I read an article on Tablet about a new sensation on Israeli Television. Patterned after the highly popular, all over the world, "competitions" for the best singer, dancer, performer, survivor, etc., this show is different. For one thing, all the songs are taken from our holy books. Only men perform and all are traditional. The contest is for the best singer of liturgical music, "the Paytan". Who has talent to bring out the deep spiritual wellsprings of our heritage and make it resonate with a new generation.
This is a recording of the very first show in the series. I read that it is catching on and getting more fans every week. I am not a chazan, nor the son of a chazan and have no ability to judge music. But, I am an observer of the contemporary scene and I want to share my ideas of what this program indicates about Israel.

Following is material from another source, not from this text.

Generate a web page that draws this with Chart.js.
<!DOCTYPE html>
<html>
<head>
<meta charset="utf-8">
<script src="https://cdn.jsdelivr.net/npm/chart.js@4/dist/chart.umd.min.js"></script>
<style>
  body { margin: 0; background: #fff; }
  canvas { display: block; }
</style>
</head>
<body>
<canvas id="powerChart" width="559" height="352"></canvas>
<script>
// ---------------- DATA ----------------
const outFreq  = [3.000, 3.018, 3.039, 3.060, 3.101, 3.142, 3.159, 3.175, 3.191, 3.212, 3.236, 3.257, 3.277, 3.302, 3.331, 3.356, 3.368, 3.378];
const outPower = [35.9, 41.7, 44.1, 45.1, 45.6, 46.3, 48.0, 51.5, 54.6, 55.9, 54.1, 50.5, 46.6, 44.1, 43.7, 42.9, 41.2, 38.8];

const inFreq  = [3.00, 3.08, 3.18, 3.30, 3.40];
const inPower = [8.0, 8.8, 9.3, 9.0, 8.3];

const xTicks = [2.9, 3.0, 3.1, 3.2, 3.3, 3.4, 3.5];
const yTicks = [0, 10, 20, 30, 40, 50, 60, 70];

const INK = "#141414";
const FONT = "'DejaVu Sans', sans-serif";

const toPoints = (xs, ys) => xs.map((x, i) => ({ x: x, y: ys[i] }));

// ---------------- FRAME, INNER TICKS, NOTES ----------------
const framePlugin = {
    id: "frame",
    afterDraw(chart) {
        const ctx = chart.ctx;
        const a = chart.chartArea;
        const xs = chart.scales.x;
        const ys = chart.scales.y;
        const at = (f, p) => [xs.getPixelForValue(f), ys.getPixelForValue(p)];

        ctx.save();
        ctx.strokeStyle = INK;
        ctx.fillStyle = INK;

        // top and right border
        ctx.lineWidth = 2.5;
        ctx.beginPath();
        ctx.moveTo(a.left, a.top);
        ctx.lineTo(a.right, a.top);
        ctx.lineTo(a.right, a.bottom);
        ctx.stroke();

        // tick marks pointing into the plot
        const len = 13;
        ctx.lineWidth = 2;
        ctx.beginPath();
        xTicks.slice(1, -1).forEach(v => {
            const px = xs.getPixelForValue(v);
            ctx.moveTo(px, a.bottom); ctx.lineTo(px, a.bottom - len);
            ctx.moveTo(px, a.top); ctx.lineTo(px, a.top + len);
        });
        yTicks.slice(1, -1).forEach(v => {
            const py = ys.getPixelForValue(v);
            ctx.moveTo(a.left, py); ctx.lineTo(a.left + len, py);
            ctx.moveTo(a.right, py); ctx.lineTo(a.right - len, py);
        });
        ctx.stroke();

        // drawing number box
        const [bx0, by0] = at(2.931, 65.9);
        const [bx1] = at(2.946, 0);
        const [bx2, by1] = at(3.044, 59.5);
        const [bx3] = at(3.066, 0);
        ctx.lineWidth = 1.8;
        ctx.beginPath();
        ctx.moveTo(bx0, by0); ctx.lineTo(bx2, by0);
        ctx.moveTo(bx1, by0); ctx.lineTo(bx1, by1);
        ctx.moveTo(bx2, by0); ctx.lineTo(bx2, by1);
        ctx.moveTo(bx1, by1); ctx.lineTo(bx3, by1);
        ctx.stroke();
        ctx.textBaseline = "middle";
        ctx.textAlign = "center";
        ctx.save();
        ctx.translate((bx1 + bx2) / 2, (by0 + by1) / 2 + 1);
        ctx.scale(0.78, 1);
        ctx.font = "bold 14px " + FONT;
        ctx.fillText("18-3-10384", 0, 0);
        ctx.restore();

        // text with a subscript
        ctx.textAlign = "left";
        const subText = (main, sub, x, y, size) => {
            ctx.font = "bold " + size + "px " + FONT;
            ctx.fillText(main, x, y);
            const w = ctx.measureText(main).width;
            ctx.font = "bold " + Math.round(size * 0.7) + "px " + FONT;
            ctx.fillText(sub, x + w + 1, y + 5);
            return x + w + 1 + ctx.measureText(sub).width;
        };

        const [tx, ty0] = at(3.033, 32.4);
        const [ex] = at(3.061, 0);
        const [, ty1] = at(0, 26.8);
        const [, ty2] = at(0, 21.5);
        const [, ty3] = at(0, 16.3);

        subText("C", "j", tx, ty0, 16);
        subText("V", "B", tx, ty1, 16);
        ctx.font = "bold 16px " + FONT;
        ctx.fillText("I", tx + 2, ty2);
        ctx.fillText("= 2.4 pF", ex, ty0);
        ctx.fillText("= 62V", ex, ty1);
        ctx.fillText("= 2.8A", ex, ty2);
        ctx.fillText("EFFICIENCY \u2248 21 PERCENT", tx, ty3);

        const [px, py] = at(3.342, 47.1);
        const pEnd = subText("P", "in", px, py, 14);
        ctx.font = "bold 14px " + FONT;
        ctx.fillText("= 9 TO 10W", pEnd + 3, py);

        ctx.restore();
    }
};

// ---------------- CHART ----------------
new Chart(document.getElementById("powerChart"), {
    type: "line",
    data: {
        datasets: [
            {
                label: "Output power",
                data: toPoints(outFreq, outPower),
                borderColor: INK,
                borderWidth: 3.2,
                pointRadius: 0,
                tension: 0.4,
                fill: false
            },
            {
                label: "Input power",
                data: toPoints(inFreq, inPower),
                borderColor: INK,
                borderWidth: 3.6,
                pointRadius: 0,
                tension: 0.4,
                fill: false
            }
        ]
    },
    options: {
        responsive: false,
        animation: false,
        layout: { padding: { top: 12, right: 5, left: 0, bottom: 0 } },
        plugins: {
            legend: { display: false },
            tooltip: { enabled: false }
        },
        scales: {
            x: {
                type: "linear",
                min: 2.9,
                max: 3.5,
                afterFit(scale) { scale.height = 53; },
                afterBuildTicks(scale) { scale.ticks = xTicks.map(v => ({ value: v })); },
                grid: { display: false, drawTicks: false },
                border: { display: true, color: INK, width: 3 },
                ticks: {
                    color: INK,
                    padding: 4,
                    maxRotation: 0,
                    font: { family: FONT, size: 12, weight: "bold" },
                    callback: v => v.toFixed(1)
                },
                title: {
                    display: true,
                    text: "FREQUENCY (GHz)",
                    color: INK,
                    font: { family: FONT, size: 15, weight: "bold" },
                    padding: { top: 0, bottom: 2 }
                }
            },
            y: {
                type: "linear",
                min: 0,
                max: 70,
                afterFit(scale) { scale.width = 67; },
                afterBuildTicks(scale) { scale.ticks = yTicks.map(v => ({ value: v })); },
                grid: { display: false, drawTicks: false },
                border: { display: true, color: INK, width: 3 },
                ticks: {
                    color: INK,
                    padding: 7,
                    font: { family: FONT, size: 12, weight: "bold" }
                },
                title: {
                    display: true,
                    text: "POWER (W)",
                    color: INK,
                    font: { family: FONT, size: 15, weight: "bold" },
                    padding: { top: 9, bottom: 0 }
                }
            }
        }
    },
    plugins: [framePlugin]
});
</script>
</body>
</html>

Israel, today, is going through a very "interesting' time. This is an old Chinese proverb and is meant as somewhat of a curse. Things are so topsy-turvy and so much is changing. But, good can also come out of turmoil. It can lead people to re-evaluate their values and their fundamental philosophy of life. I think we are going through such a transcendental moment in time.

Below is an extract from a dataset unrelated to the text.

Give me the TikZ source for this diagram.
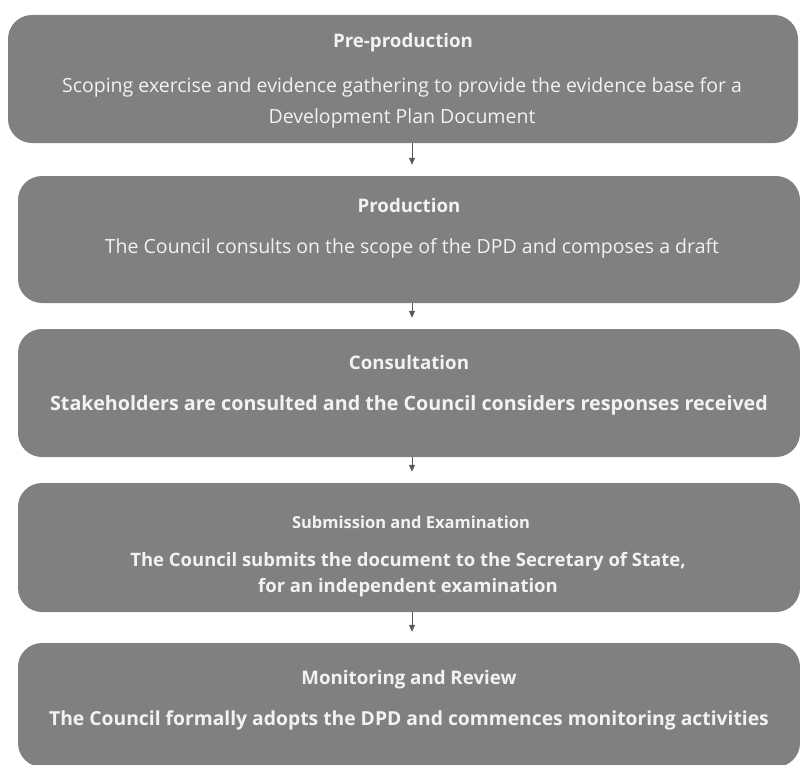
\documentclass[tikz,border=0pt]{standalone}
\usepackage{fontspec}
\setmainfont{Open Sans}
\usetikzlibrary{positioning,arrows.meta}

\definecolor{cor_caixa}{HTML}{808080}
\definecolor{cor_texto}{HTML}{F2F2F2}
\definecolor{cor_seta}{HTML}{5A5A5A}

\begin{document}
\begin{tikzpicture}[x=1pt,y=-1pt]
        \tikzset{
            etapa/.style={
                fill=cor_caixa,
                rounded corners=24pt,
                minimum width=782pt,
                minimum height=#1,
                inner sep=0pt
            },
            titulo/.style={
                text=cor_texto,
                font=\fontsize{#1}{22pt}\selectfont\bfseries,
                inner sep=0pt
            },
            titulo/.default=18.7pt,
            corpo/.style={
                text=cor_texto,
                align=center,
                font=\fontsize{19.5pt}{#1}\selectfont,
                inner sep=0pt
            },
            negrito/.style 2 args={
                text=cor_texto,
                align=center,
                font=\fontsize{#1}{#2}\selectfont\bfseries,
                inner sep=0pt
            },
            seta/.style={
                cor_seta,
                line width=1pt,
                shorten >=11pt,
                -{Triangle[width=6pt,length=7pt]}
            }
        }
        \useasboundingbox (0,0) rectangle (800,765);

        % CAIXAS
        \node[etapa=128pt, minimum width=790pt] (pre) at (403,79) {};
        \node[etapa=127pt] (prod) at (409,239.5) {};
        \node[etapa=128pt] (cons) at (409,393) {};
        \node[etapa=129pt] (sub) at (409,547.5) {};
        \node[etapa=124pt] (mon) at (409,705) {};

        % SETAS
        \draw[seta] ([xshift=9pt]pre.south) -- ([xshift=3pt]prod.north);
        \draw[seta] ([xshift=3pt]prod.south) -- ([xshift=3pt]cons.north);
        \draw[seta] ([xshift=3pt]cons.south) -- ([xshift=3pt]sub.north);
        \draw[seta] ([xshift=3pt]sub.south) -- ([xshift=3pt]mon.north);

        % TEXTOS
        \node[titulo] (t_pre) at (403,43) {Pre-production};
        \node[corpo=31pt] (d_pre) at (402,102.5) {Scoping exercise and evidence gathering to provide the evidence base for a\\Development Plan Document};

        \node[titulo] (t_prod) at (409,205) {Production};
        \node[corpo=31pt] (d_prod) at (412,248) {The Council consults on the scope of the DPD and composes a draft};

        \node[titulo] (t_cons) at (409,362) {Consultation};
        \node[negrito={19.7pt}{31pt}] (d_cons) at (409,405) {Stakeholders are consulted and the Council considers responses received};

        \node[titulo=16.5pt] (t_sub) at (411,522) {Submission and Examination};
        \node[negrito={18.5pt}{26pt}] (d_sub) at (408,575) {The Council submits the document to the Secretary of State,\\for an independent examination};

        \node[titulo] (t_mon) at (409,680) {Monitoring and Review};
        \node[negrito={19.3pt}{31pt}] (d_mon) at (409,720) {The Council formally adopts the DPD and commences monitoring activities};

    \end{tikzpicture}
\end{document}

For centuries, our Sephardic brothers and sisters cherished their Piyutim, their sacred melodies. As one of the people on this video says towards the beginning, he remembers all the people singing "Kail Norah Alila hamtzeh lanu mechila ,b'shaat haneilah". Perhaps, even more than with the Ashkenazim, these pizmonim (we call them zemiros) expressed the deepest yearnings of the Jewish heart.
Then, there was Operation Magic Carpet and other such mass immigration of the Jews from all over the Arab lands to the new State of Israel. In those early years, the Polish secularists who controlled education, etc. wanted to transform our Sephardic brethren, and indeed, all of Am Yisrael, into modern, westernized, cultured people. They looked down on the heritage of the Jews from Arab lands with disdain. They openly stated that it was primitive Read the stories of how P'eylim activists snuck into maabarot in the early days to try and save a few children from forced secularization. That Yemenite babies were stolen from their mothers and given to childless Holocaust survivors is factual. The nurses and doctors who did this thought they were giving a child a chance to live a better,,i.e.. secular, western, socialist, life. They did not respect the values of Jews who were not like them. They were building a "new Jew’.

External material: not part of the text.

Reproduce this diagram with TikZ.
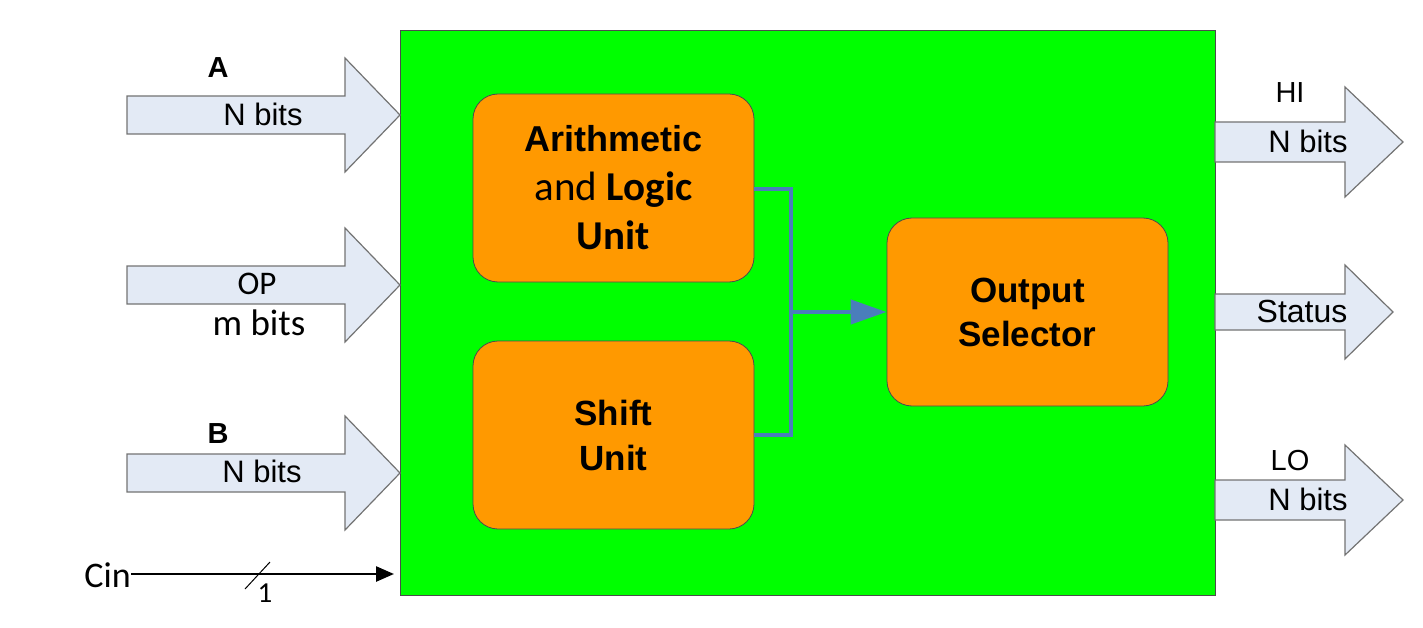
\documentclass[tikz,border=0pt]{standalone}
\usepackage{fontspec}
\setmainfont{Liberation Sans}
\newfontfamily\calib{Carlito}
\usetikzlibrary{arrows.meta}
\definecolor{corefill}{HTML}{00FF00}
\definecolor{boxfill}{HTML}{FF9900}
\definecolor{busfill}{HTML}{E3EAF5}
\definecolor{wire}{HTML}{4A7EBB}
\tikzset{
  unitbox/.style={draw=black!70, line width=0.8pt, fill=boxfill, rounded corners=25pt,
    minimum width=281pt, minimum height=188pt, inner sep=0pt, align=center},
  bus/.style={draw=black!55, line width=1.2pt, fill=busfill},
  lbl/.style={inner sep=0pt, anchor=center},
  arial/.style={font=\fontsize{31}{34}\selectfont},
  tag/.style={font=\fontsize{29}{32}\selectfont\bfseries},
}
\newcommand{\busarrow}[6]{%
  \draw[bus] (#1,{#4-#5}) -- (#2,{#4-#5}) -- (#2,{#4-#6}) -- (#3,#4) -- (#2,{#4+#6}) -- (#2,{#4+#5}) -- (#1,{#4+#5}) -- cycle;}
\newcommand{\ab}[1]{{\fontsize{35}{45}\selectfont\bfseries #1}}
\newcommand{\cb}[1]{{\calib\fontsize{41}{45}\selectfont #1}}
\begin{document}
\begin{tikzpicture}[x=1pt,y=-1pt]
\useasboundingbox (0,0) rectangle (1423,628);
% core
\node[draw=black!70, line width=0.8pt, fill=corefill, minimum width=815pt, minimum height=565pt, inner sep=0pt] (core) at (807.5,312.5) {};
% input buses
\busarrow{127}{345}{400}{115}{19}{57}
\busarrow{127}{345}{400}{285}{19}{57}
\busarrow{127}{345}{400}{473}{19}{57}
% output buses
\busarrow{1215}{1345}{1403}{142}{20}{55}
\busarrow{1215}{1345}{1393}{312}{18}{47}
\busarrow{1215}{1345}{1403}{500}{20}{55}
% input labels
\node[lbl,tag] (la) at (218,68) {A};
\node[lbl,arial] (na) at (263,114) {N bits};
\node[lbl,font=\calib\fontsize{33}{36}\selectfont] (lop) at (257,284) {OP};
\node[lbl,font=\calib\fontsize{37}{40}\selectfont] (mop) at (259,323) {m bits};
\node[lbl,tag] (lb) at (218,434) {B};
\node[lbl,arial] (nb) at (262,471) {N bits};
% output labels
\node[lbl,font=\fontsize{29}{32}\selectfont] (lhi) at (1290,93) {HI};
\node[lbl,arial] (nhi) at (1308,141) {N bits};
\node[lbl,font=\fontsize{32}{34}\selectfont] (lst) at (1302,311) {Status};
\node[lbl,font=\fontsize{29}{32}\selectfont] (llo) at (1290,461) {LO};
\node[lbl,arial] (nlo) at (1308,499) {N bits};
% Cin
\node[lbl,font=\calib\fontsize{36}{38}\selectfont, anchor=east] (cin) at (131,575) {Cin};
\coordinate (cinend) at (394,574);
\draw[line width=2.5pt, -{Triangle[length=18pt,width=15pt]}] (cin.east |- cinend) -- (cinend);
\coordinate (tk1) at (245,589);
\coordinate (tk2) at (270,562);
\draw[line width=1pt] (tk1) -- (tk2);
\node[lbl,font=\calib\fontsize{29}{30}\selectfont] (one) at (265,593) {1};
% units
\node[unitbox, font=\fontsize{35}{49}\selectfont] (alu) at (613.5,188) {%
  {\fontsize{36}{45}\selectfont\bfseries Arithmetic}\\
  \cb{and \bfseries Logic}\\
  \cb{\bfseries Unit}};
\node[unitbox, font=\fontsize{35}{45}\selectfont] (shift) at (613.5,435) {%
  \ab{Shift}\\
  \ab{Unit}};
\node[unitbox, font=\fontsize{35}{44}\selectfont] (outsel) at (1027.5,312) {%
  \ab{Output}\\
  \ab{Selector}};
% connectors
\coordinate (jn) at (791,312);
\draw[wire, line width=4.5pt] (alu.east |- 0,189) -| (jn) |- (shift.east);
\draw[wire, line width=4.5pt, -{Triangle[length=36pt,width=24pt]}] (jn) -- (outsel.west);
\end{tikzpicture}
\end{document}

For a long time, this led to a lot of unfortunate consequences. But, now, several generations later, there is a Sephardic Renewal, This television program is popular because these songs speak to their neshamot, they penetrate their souls. They awaken viewers who may not live the way their grandparents in Yemen, Morocco, etc. lived, and it connects them to their traditions. Unlike the Ashkenazic Chareidim who oppose having a television, computer, I-phone, etc. I gather that the Sephardic leaders accept that their people have all of the above and are using technology to bring the masses closer to their tradition.
In these very difficult times, it is a source of comfort and a measure of encouragement to have religious values and strong spiritual roots. Even if your Hebrew is not fluent, I think you will enjoy this program. To me, it is not the program, per se, that amazes me, but what it signifies. V’hashiv laiv avos al banim, v’lev banim al avosam. May Hashem hear the sincere prayers of these holy piyutim and pizmonim and bring tranquility and peace to Israel, speedily in our days.